第4話 5月27日(木)10:00~12:00
※ 読んでくれてありがとうございます。まだまだ拡散等よろしくお願いします。もうこれに関しては徹底的にアピールしていきます。
俺、体調悪いんだけどなあと思いながら、濃厚接触者リストを作っていく。
そんな中再び保健所から電話がかかってきた。
「ハイロックさんのお父さんのPCR検査を行うのですが、お父さんは自分で病院まで来ることができますか?」
「すいません、うちの父は身体障碍者で、車を運転することはできないんです」
そう、うちの親父はもう15年以上半身不随の状態である。とはいえ3年前は運転もしていたのだが、自損事故をきっかけに車を手放したのである
「それでは、ご家族のどなたかで連れてこれる方はいらっしゃいますか?」
うーん、母親はとっくになくなっているし、俺は結婚していないし、妹は九州の方に嫁いでしまっている。
「申し訳ないですが、ちょっとこちらで連れていく手段はないように思います」
「そうですか。では一度保健所と病院で相談しますので、また電話いたします」
そういって電話が切れた。
うーむ、困った。まあしかしどうにもならないものは仕方ない。まさかこの状況で検査のために、九州から妹を呼ぶわけにもいかないし。濃厚接触者の父を運ぶのに友達を頼るわけにもいくまい。
再び保健所からの電話。
「えーと、それでは、ハイロックさん自身でお父さんを連れてくることはできますか?」
ん?
は?
えーと、いったい何をオッシャテルノデショウカ?
感染者本人が、症状のない父親を連れていく?
「あのう、もちろんですけど、私が連れて行ったら、父に感染する可能性たかくなりますよね」
「……現状でも、感染してる可能性はあるので」
「いや、そういう問題じゃなくてですね。……一応一緒に住んでるとはいえ、一応二世帯住宅でほとんど父とは接していないんです。現状父親に何の症状もないので、できれば接したくないのですけど」
「症状が出てないからと言って。検査しないと感染してるかどうかはわからないので。ハイロックさんに連れてきてもらって検査するしか、現状ほかに手はないです」
「いやいや、だって検査のために感染覚悟で、俺が連れて行くって、明らかにおかしいですよね? それだったらもう検査させないで自粛させた方がいいんですけど」
「検査させないということはできません」
「検査しないと感染かどうかはわからないのはたしかだけど、俺が連れてったら確実に感染しませんか? 頭悪いんですか?」
頭悪いんですか?っていったかどうかは覚えてないけど、ムカついて悪口言ったのは確かだ。ただでさえ、こっちは熱で頭やられてる上に、リスト作りでてんてこまいなんですけど、なんでさらに追い打ちをかけてくるの?

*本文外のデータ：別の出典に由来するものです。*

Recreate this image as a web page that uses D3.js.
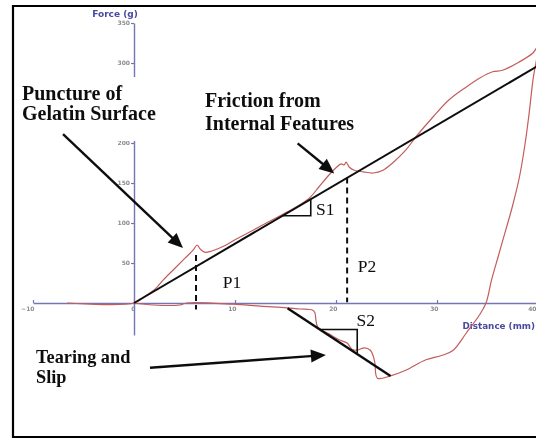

「でもハイロックさんが連れてこないと、お父さん検査受けられないんですよ?」
は? なんなの? かなりの感染リスク冒してでも検査受ける方が優先高いっての?
「えーっと、あの、検査キットを送ってもらって、それをもっていくとかじゃダメなんですか?」
そもそも、筒に唾液を入れればいいだけなんだから、別に本人が出向く必要もないだろう。
「ええと、それはできません」
「何でですか?」
「病院で検査を行うって決まってるからです?」
はあっつ? さすがのお役所仕事!?
いやいやいや、おまえら何考えてんねん?
それ検査のために無駄に感染者増やそうとしてねぇか?
ルールを守るために感染確率を高める気なのか。
20分以上は双方ともに同じような主張を電話でつづけた。
すっかり血圧の上がる私、かなり強い口調でとにかく俺が父を病院に連れてくことはできないと繰り返し、保健所もとにかく俺に連れてくることを繰り返しお願いする。
「また、病院と相談して電話します」
そういって、向こうも電話を切った。たいそうめんどくさい患者に思われただろうが、俺じゃなくてもブチ切れるだろ。
時刻は12:00。
濃厚者リスト作りは全く進まなかった。
※ このやり取りは多少のフェイク、記憶違いはありますがまぎれもなく実話です。